## GOAL
Without any pictures, restate the lines from the one containing "Clone this chart in matplotlib." to the one containing "marks_br = ['.'] * 7", word for word, ends included.

[Code that draws figures]
------------------------

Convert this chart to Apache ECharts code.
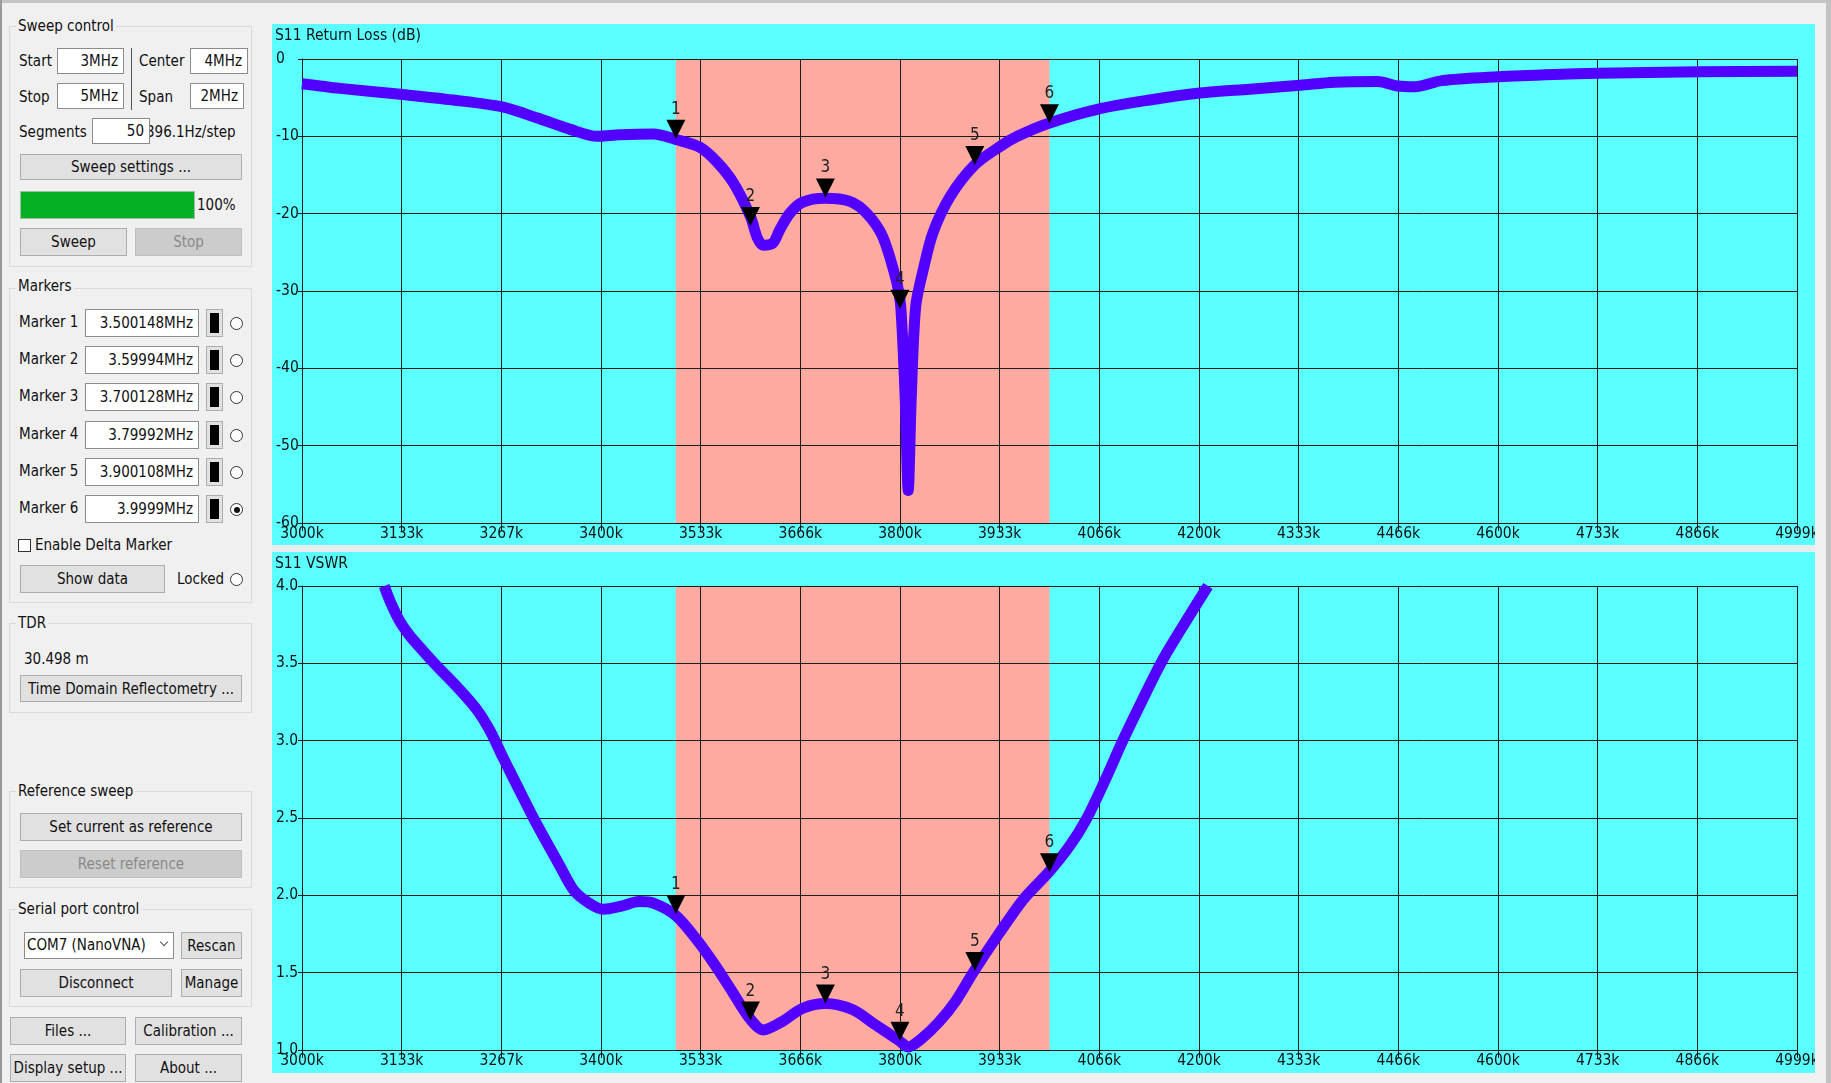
<!DOCTYPE html>
<html>
<head>
<meta charset="utf-8">
<script src="https://cdn.jsdelivr.net/npm/echarts@6/dist/echarts.min.js"></script>
<style>
html,body{margin:0;padding:0}
body{width:1831px;height:1083px;background:#f0f0f0;overflow:hidden;position:relative;
 font-family:'DejaVu Sans Condensed','DejaVu Sans',sans-serif;font-stretch:condensed;font-size:15px;color:#111}
.a{position:absolute;white-space:nowrap;line-height:17px}
.g{position:absolute;border:1px solid #dadada;box-sizing:border-box}
.gt{position:absolute;background:#f0f0f0;padding:0 2px;line-height:17px;white-space:nowrap}
.in{position:absolute;background:#fff;border:1px solid #8c8c8c;box-sizing:border-box;display:flex;align-items:center;justify-content:flex-end;padding-right:5px;white-space:nowrap}
.bt{position:absolute;background:#e1e1e1;border:1px solid #adadad;box-sizing:border-box;display:flex;align-items:center;justify-content:center;white-space:nowrap}
.ds{background:#cccccc;border-color:#bfbfbf;color:#8a8a8a}
.rd{position:absolute;width:13px;height:13px;border:1px solid #333;border-radius:50%;box-sizing:border-box;background:#fff}
.rd.on::after{content:"";position:absolute;left:2.5px;top:2.5px;width:6px;height:6px;border-radius:50%;background:#111}
.sw{position:absolute;width:17px;height:28px;background:#e1e1e1;border:1px solid #adadad;box-sizing:border-box}
.sw::after{content:"";position:absolute;left:3px;top:3px;width:9px;height:20px;background:#000}
.chart{position:absolute;background:#5affff}
</style>
</head>
<body>
<!-- window frame bits -->
<div style="position:absolute;left:0;top:0;width:1831px;height:3px;background:#c4c4c4"></div>
<div style="position:absolute;left:0;top:0;width:2px;height:1083px;background:#9a9a9a"></div>
<div style="position:absolute;left:1826px;top:0;width:5px;height:1083px;background:#c2c2c2"></div>
<div style="position:absolute;left:272px;top:545px;width:1543px;height:7px;background:#e8eeee"></div>

<!-- Sweep control -->
<div class="g" style="left:9px;top:26px;width:243px;height:241px"></div>
<div class="gt" style="left:16px;top:18px">Sweep control</div>
<div class="a" style="left:19px;top:53px">Start</div>
<div class="in" style="left:57px;top:48px;width:67px;height:26px">3MHz</div>
<div style="position:absolute;left:131px;top:48px;width:1px;height:62px;background:#555"></div>
<div class="a" style="left:139px;top:53px">Center</div>
<div class="in" style="left:190px;top:48px;width:58px;height:26px">4MHz</div>
<div class="a" style="left:19px;top:89px">Stop</div>
<div class="in" style="left:57px;top:83px;width:67px;height:26px">5MHz</div>
<div class="a" style="left:139px;top:89px">Span</div>
<div class="in" style="left:190px;top:83px;width:54px;height:26px">2MHz</div>
<div class="a" style="left:19px;top:124px">Segments</div>
<div class="a" style="left:146px;top:124px">396.1Hz/step</div>
<div class="in" style="left:92px;top:118px;width:58px;height:26px">50</div>
<div class="bt" style="left:20px;top:154px;width:222px;height:26px">Sweep settings ...</div>
<div style="position:absolute;left:20px;top:191px;width:175px;height:28px;background:#06b025;border:1px solid #9fbfa5;box-sizing:border-box"></div>
<div class="a" style="left:197px;top:197px">100%</div>
<div class="bt" style="left:20px;top:228px;width:107px;height:28px">Sweep</div>
<div class="bt ds" style="left:135px;top:228px;width:107px;height:28px">Stop</div>

<!-- Markers -->
<div class="g" style="left:9px;top:288px;width:243px;height:315px"></div>
<div class="gt" style="left:16px;top:278px">Markers</div>
<div id="markerRows"></div>
<div style="position:absolute;left:18px;top:539px;width:13px;height:13px;border:1px solid #333;box-sizing:border-box;background:#fff"></div>
<div class="a" style="left:35px;top:537px">Enable Delta Marker</div>
<div class="bt" style="left:20px;top:565px;width:145px;height:28px">Show data</div>
<div class="a" style="left:177px;top:571px">Locked</div>
<div class="rd" style="left:230px;top:573px"></div>

<!-- TDR -->
<div class="g" style="left:9px;top:623px;width:243px;height:90px"></div>
<div class="gt" style="left:16px;top:615px">TDR</div>
<div class="a" style="left:24px;top:651px">30.498 m</div>
<div class="bt" style="left:20px;top:675px;width:222px;height:27px">Time Domain Reflectometry ...</div>

<!-- Reference sweep -->
<div class="g" style="left:9px;top:791px;width:243px;height:97px"></div>
<div class="gt" style="left:16px;top:783px">Reference sweep</div>
<div class="bt" style="left:20px;top:813px;width:222px;height:28px">Set current as reference</div>
<div class="bt ds" style="left:20px;top:850px;width:222px;height:28px">Reset reference</div>

<!-- Serial port control -->
<div class="g" style="left:9px;top:909px;width:243px;height:98px"></div>
<div class="gt" style="left:16px;top:901px">Serial port control</div>
<div style="position:absolute;left:24px;top:932px;width:150px;height:27px;background:#fff;border:1px solid #8c8c8c;box-sizing:border-box"></div>
<div class="a" style="left:27px;top:937px">COM7 (NanoVNA)</div>
<div style="position:absolute;left:161px;top:939px;width:5px;height:5px;border-right:1px solid #555;border-bottom:1px solid #555;transform:rotate(45deg)"></div>
<div class="bt" style="left:181px;top:932px;width:61px;height:27px">Rescan</div>
<div class="bt" style="left:20px;top:969px;width:152px;height:28px">Disconnect</div>
<div class="bt" style="left:181px;top:969px;width:61px;height:28px">Manage</div>

<div class="bt" style="left:10px;top:1017px;width:116px;height:28px">Files ...</div>
<div class="bt" style="left:135px;top:1017px;width:107px;height:28px">Calibration ...</div>
<div class="bt" style="left:10px;top:1054px;width:116px;height:28px">Display setup ...</div>
<div class="bt" style="left:135px;top:1054px;width:107px;height:28px">About ...</div>

<div id="c1" class="chart" style="left:272px;top:24px;width:1543px;height:521px"></div>
<div id="c2" class="chart" style="left:272px;top:552px;width:1543px;height:521px"></div>

<script>
// ---------------- data ----------------
const sweepStartMHz = 3.0;
const sweepStopMHz = 5.0;
const xDivisions = 15;
const xTickLabels = ['3000k','3133k','3267k','3400k','3533k','3666k','3800k','3933k',
  '4066k','4200k','4333k','4466k','4600k','4733k','4866k','4999k'];
const bandMHz = [3.5, 4.0];

const markerNames = ['1','2','3','4','5','6'];
const markerLabels = ['Marker 1','Marker 2','Marker 3','Marker 4','Marker 5','Marker 6'];
const markerFreqText = ['3.500148MHz','3.59994MHz','3.700128MHz','3.79992MHz','3.900108MHz','3.9999MHz'];
const markerFreqMHz = [3.500148, 3.59994, 3.700128, 3.79992, 3.900108, 3.9999];
const markerRL = [-10.3, -21.6, -17.9, -32.3, -13.7, -8.3];
const markerVSWR = [1.88, 1.19, 1.30, 1.06, 1.51, 2.15];

const rlFreqMHz = [3.000, 3.051, 3.135, 3.202, 3.268, 3.314, 3.359, 3.395, 3.425, 3.470,
  3.500, 3.532, 3.555, 3.577, 3.600, 3.609, 3.617, 3.630, 3.639, 3.653,
  3.670, 3.700, 3.733, 3.756, 3.777, 3.796, 3.801, 3.807, 3.811, 3.815,
  3.821, 3.831, 3.844, 3.867, 3.900, 3.934, 3.957, 3.999, 4.064, 4.134,
  4.201, 4.268, 4.335, 4.381, 4.439, 4.466, 4.489, 4.525, 4.600, 4.675,
  4.734, 4.868, 5.000];
const rlDb = [-3.2, -3.8, -4.6, -5.3, -6.2, -7.6, -9.1, -10.0, -9.8, -9.7,
  -10.4, -11.4, -13.3, -16.0, -20.4, -23.1, -24.1, -23.8, -22.1, -19.9,
  -18.5, -18.0, -18.4, -20.0, -23.0, -29.0, -32.0, -44.0, -55.8, -44.0,
  -32.0, -27.3, -22.5, -17.8, -13.7, -11.3, -10.0, -8.3, -6.5, -5.3,
  -4.4, -3.9, -3.4, -3.0, -2.9, -3.5, -3.6, -2.8, -2.3, -2.0,
  -1.85, -1.65, -1.6];

const vswrFreqMHz = [3.110, 3.118, 3.131, 3.144, 3.162, 3.181, 3.207, 3.234, 3.252, 3.269,
  3.296, 3.314, 3.345, 3.364, 3.384, 3.403, 3.427, 3.451, 3.470, 3.500,
  3.527, 3.551, 3.574, 3.598, 3.617, 3.641, 3.670, 3.701, 3.737, 3.765,
  3.799, 3.811, 3.828, 3.852, 3.875, 3.899, 3.932, 3.966, 3.999, 4.027,
  4.049, 4.073, 4.098, 4.124, 4.150, 4.181, 4.212];
const vswr = [4.00, 3.90, 3.77, 3.68, 3.58, 3.48, 3.35, 3.20, 3.06, 2.89,
  2.63, 2.46, 2.19, 2.03, 1.95, 1.91, 1.93, 1.96, 1.95, 1.87,
  1.72, 1.56, 1.39, 1.21, 1.13, 1.18, 1.27, 1.30, 1.26, 1.17,
  1.06, 1.02, 1.07, 1.18, 1.32, 1.51, 1.75, 1.98, 2.15, 2.32,
  2.49, 2.73, 3.00, 3.26, 3.51, 3.76, 4.00];

// ---------------- left panel marker rows ----------------
const rowCenters = [323, 360, 397, 435, 472, 509];
let rowsHtml = '';
markerLabels.forEach((lab, i) => {
  const c = rowCenters[i];
  rowsHtml += `<div class="a" style="left:19px;top:${c-9}px">${lab}</div>`;
  rowsHtml += `<div class="in" style="left:85px;top:${c-14}px;width:114px;height:28px">${markerFreqText[i]}</div>`;
  rowsHtml += `<div class="sw" style="left:206px;top:${c-14}px"></div>`;
  rowsHtml += `<div class="rd${i===5?' on':''}" style="left:230px;top:${c-6}px"></div>`;
});
document.getElementById('markerRows').innerHTML = rowsHtml;

// ---------------- charts ----------------
const FONT = "'DejaVu Sans Condensed','DejaVu Sans',sans-serif";
const GRID_COLOR = '#1c1c1c';
const TRACE_COLOR = '#5200ff';
const BAND_COLOR = '#ffaaa0';
const divPerMHz = xDivisions / (sweepStopMHz - sweepStartMHz);
const toDiv = f => (f - sweepStartMHz) * divPerMHz;

function buildOption(title, yMin, yMax, yStep, yFmt, freqs, vals, mVals, gridTop, gridBottom) {
  const line = {color: GRID_COLOR, width: 1};
  return {
    animation: false,
    title: {text: title, left: 3, top: 4, padding: 0,
      textStyle: {fontSize: 15.5, fontWeight: 'normal', color: '#111', fontFamily: FONT}},
    grid: {left: 30, right: 18, top: gridTop, bottom: gridBottom, containLabel: false, outerBoundsMode: 'none'},
    xAxis: {
      type: 'value', min: 0, max: xDivisions, interval: 1,
      axisLine: {show: true, onZero: false, lineStyle: line},
      axisTick: {show: true, length: 8, lineStyle: line},
      splitLine: {show: true, lineStyle: line},
      axisLabel: {margin: 3, color: '#111', fontSize: 15.5, fontFamily: FONT,
        formatter: v => xTickLabels[Math.round(v)] || ''}
    },
    yAxis: {
      type: 'value', min: yMin, max: yMax, interval: yStep,
      axisLine: {show: true, onZero: false, lineStyle: line},
      axisTick: {show: true, length: 4, lineStyle: line},
      splitLine: {show: true, lineStyle: line},
      axisLabel: {align: 'left', margin: 26, color: '#111', fontSize: 15.5, fontFamily: FONT, formatter: yFmt}
    },
    series: [
      {
        type: 'custom', z: -1, silent: true, clip: true,
        data: [[toDiv(bandMHz[0]), toDiv(bandMHz[1])]],
        renderItem: (params, api) => {
          const a = api.coord([api.value(0), yMax]);
          const b = api.coord([api.value(1), yMin]);
          return {type: 'rect', shape: {x: a[0], y: a[1], width: b[0] - a[0], height: b[1] - a[1]},
            style: {fill: BAND_COLOR}};
        }
      },
      {
        type: 'line', z: 2, silent: true, showSymbol: false, smooth: 0.3,
        data: freqs.map((f, i) => [toDiv(f), vals[i]]),
        lineStyle: {color: TRACE_COLOR, width: 11, join: 'round', cap: 'butt'}
      },
      {
        type: 'scatter', z: 4, silent: true,
        data: markerFreqMHz.map((f, i) => [toDiv(f), mVals[i], markerNames[i]]),
        symbol: 'triangle', symbolSize: [19, 19], symbolRotate: 180, symbolOffset: [0, -9.5],
        itemStyle: {color: '#000', opacity: 1},
        label: {show: true, position: 'top', distance: 2, color: '#222', fontSize: 17, fontFamily: FONT,
          formatter: p => p.data[2]}
      }
    ]
  };
}

const c1 = echarts.init(document.getElementById('c1'), null, {renderer: 'canvas'});
c1.setOption(buildOption('S11 Return Loss (dB)', -60, 0, 10, v => String(v),
  rlFreqMHz, rlDb, markerRL, 35, 22));

const c2 = echarts.init(document.getElementById('c2'), null, {renderer: 'canvas'});
c2.setOption(buildOption('S11 VSWR', 1, 4, 0.5, v => v.toFixed(1),
  vswrFreqMHz, vswr, markerVSWR, 34, 23));
</script>
</body>
</html>
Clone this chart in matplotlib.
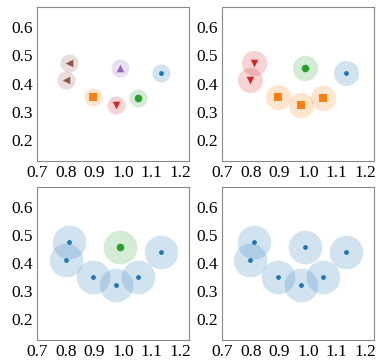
import matplotlib.pyplot as plt

plt.rcParams['font.family'] = ['Liberation Serif', 'DejaVu Serif']

# point coordinates (same 7 points in every panel)
xs = [1.133, 1.053, 0.975, 0.894, 0.991, 0.810, 0.798]
ys = [0.438, 0.350, 0.323, 0.352, 0.456, 0.474, 0.411]

# colour / marker per point in each panel
colors_tl = ['C0', 'C2', 'C3', 'C1', 'C4', 'C5', 'C5']
marks_tl = ['.', 'o', 'v', 's', '^', '<', '<']
colors_tr = ['C0', 'C1', 'C1', 'C1', 'C2', 'C3', 'C3']
marks_tr = ['.', 's', 's', 's', 'o', 'v', 'v']
colors_bl = ['C0', 'C0', 'C0', 'C0', 'C2', 'C0', 'C0']
marks_bl = ['.', '.', '.', '.', 'o', '.', '.']
colors_br = ['C0'] * 7
marks_br = ['.'] * 7

panels = [
    (colors_tl, marks_tl, 170, [0.097, 0.554, 0.398, 0.427]),
    (colors_tr, marks_tr, 330, [0.581, 0.554, 0.398, 0.427]),
    (colors_bl, marks_bl, 590, [0.097, 0.058, 0.398, 0.424]),
    (colors_br, marks_br, 590, [0.581, 0.058, 0.398, 0.424]),
]

fig = plt.figure(figsize=(3.82, 3.61), dpi=100)
for colors, marks, big, rect in panels:
    ax = fig.add_axes(rect)
    for x, y, c, m in zip(xs, ys, colors, marks):
        ax.scatter(x, y, s=big, color=c, alpha=0.2, linewidths=0)
        ms = 30 if m != '.' else 12
        ax.scatter(x, y, s=ms, color=c, marker=m if m != '.' else 'o', linewidths=0)
    ax.set_xlim(0.698, 1.232)
    ax.set_ylim(0.125, 0.672)
    ax.set_xticks([0.7, 0.8, 0.9, 1.0, 1.1, 1.2])
    ax.set_yticks([0.2, 0.3, 0.4, 0.5, 0.6])
    ax.tick_params(length=0, pad=3, labelsize=12.5)
    for sp in ax.spines.values():
        sp.set_color('#888888')

plt.savefig('out.png')
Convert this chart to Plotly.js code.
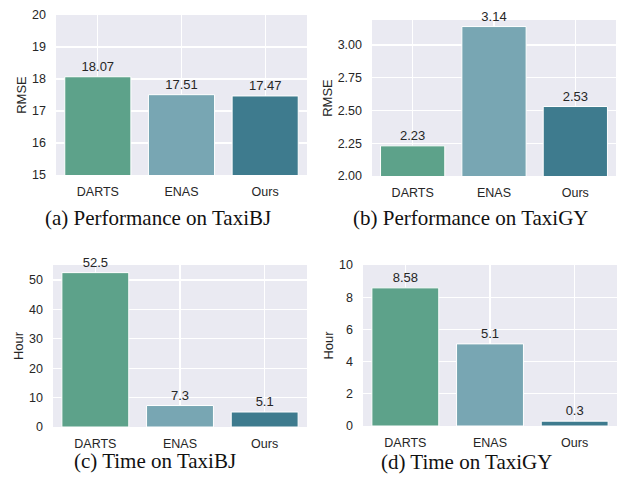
<!DOCTYPE html>
<html>
<head>
<meta charset="utf-8">
<script src="https://cdn.plot.ly/plotly-3.0.1.min.js"></script>
<style>html,body{margin:0;padding:0;background:#fff;}#chart{width:627px;height:484px;}</style>
</head>
<body>
<div id="chart"></div>
<script>
const categories = ["DARTS", "ENAS", "Ours"];
const rmseTaxiBJ = [18.07, 17.51, 17.47];
const rmseTaxiGY = [2.23, 3.14, 2.53];
const hourTaxiBJ = [52.5, 7.3, 5.1];
const hourTaxiGY = [8.58, 5.1, 0.3];
const labelsRmseBJ = ["18.07", "17.51", "17.47"];
const labelsRmseGY = ["2.23", "3.14", "2.53"];
const labelsHourBJ = ["52.5", "7.3", "5.1"];
const labelsHourGY = ["8.58", "5.1", "0.3"];
const captions = ["(a) Performance on TaxiBJ", "(b) Performance on TaxiGY", "(c) Time on TaxiBJ", "(d) Time on TaxiGY"];

const barColors = ["#5da28a", "#78a6b3", "#3e7b8e"];
const sans = "Liberation Sans, Arial, sans-serif";
const textCol = "#262626";

function barTrace(vals, labels, idx) {
  const sfx = idx === 1 ? "" : String(idx);
  return {
    type: "bar", x: categories, y: vals, text: labels,
    textposition: "outside", cliponaxis: false, constraintext: "none",
    textfont: {family: sans, size: 13, color: textCol},
    marker: {color: barColors, line: {color: "#ffffff", width: 1}},
    width: 0.79, xaxis: "x" + sfx, yaxis: "y" + sfx, showlegend: false,
    hoverinfo: "skip"
  };
}

const data = [
  barTrace(rmseTaxiBJ, labelsRmseBJ, 1),
  barTrace(rmseTaxiGY, labelsRmseGY, 2),
  barTrace(hourTaxiBJ, labelsHourBJ, 3),
  barTrace(hourTaxiGY, labelsHourGY, 4)
];

function xax(domain, anchor) {
  return {domain: domain, anchor: anchor, range: [-0.5, 2.5], showgrid: true, gridcolor: "#ffffff", gridwidth: 1.2,
    zeroline: false, showline: false, ticks: "", tickfont: {family: sans, size: 12.5, color: textCol},
    ticklabelstandoff: 7, fixedrange: true};
}
function yax(domain, anchor, range, dtick, fmt, title) {
  return {domain: domain, anchor: anchor, range: range, dtick: dtick, tick0: 0, tickformat: fmt,
    showgrid: true, gridcolor: "#ffffff", gridwidth: 1.2, zeroline: false, showline: false, ticks: "",
    tickfont: {family: sans, size: 12.5, color: textCol}, ticklabelstandoff: 9,
    title: {text: title, font: {family: sans, size: 13, color: textCol}, standoff: 2}, fixedrange: true};
}

const captionPos = [[0.252, 218], [0.750, 218], [0.247, 461], [0.744, 462]];
const annotations = captions.map((c, i) => ({
  text: c, xref: "paper", yref: "paper", x: captionPos[i][0], y: 1 - captionPos[i][1] / 484,
  xanchor: "center", yanchor: "middle", showarrow: false,
  font: {family: "Liberation Serif, Times New Roman, serif", size: 21, color: "#111111"}
}));

const layout = {
  width: 627, height: 484, margin: {l: 0, r: 0, t: 0, b: 0},
  paper_bgcolor: "#ffffff", plot_bgcolor: "#eaeaf2",
  xaxis: xax([56/627, 307/627], "y"),
  yaxis: yax([1 - 175/484, 1 - 15/484], "x", [15, 20], 1, "d", "RMSE"),
  xaxis2: xax([372/627, 616/627], "y2"),
  yaxis2: yax([1 - 176/484, 1 - 20/484], "x2", [2.0, 3.19], 0.25, ".2f", "RMSE"),
  xaxis3: xax([53/627, 307/627], "y3"),
  yaxis3: yax([1 - 427/484, 1 - 265/484], "x3", [0, 55.1], 10, "d", "Hour"),
  xaxis4: xax([363/627, 617/627], "y4"),
  yaxis4: yax([1 - 426/484, 1 - 265/484], "x4", [0, 10], 2, "d", "Hour"),
  annotations: annotations,
  bargap: 0.2
};

Plotly.newPlot("chart", data, layout, {staticPlot: true, displayModeBar: false});
</script>
</body>
</html>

------------------------

## TASK RESULT
Clone this chart in matplotlib.
import matplotlib.pyplot as plt

plt.rcParams['font.family'] = ['Liberation Serif', 'DejaVu Serif']

# point coordinates (same 7 points in every panel)
xs = [1.133, 1.053, 0.975, 0.894, 0.991, 0.810, 0.798]
ys = [0.438, 0.350, 0.323, 0.352, 0.456, 0.474, 0.411]

# colour / marker per point in each panel
colors_tl = ['C0', 'C2', 'C3', 'C1', 'C4', 'C5', 'C5']
marks_tl = ['.', 'o', 'v', 's', '^', '<', '<']
colors_tr = ['C0', 'C1', 'C1', 'C1', 'C2', 'C3', 'C3']
marks_tr = ['.', 's', 's', 's', 'o', 'v', 'v']
colors_bl = ['C0', 'C0', 'C0', 'C0', 'C2', 'C0', 'C0']
marks_bl = ['.', '.', '.', '.', 'o', '.', '.']
colors_br = ['C0'] * 7
marks_br = ['.'] * 7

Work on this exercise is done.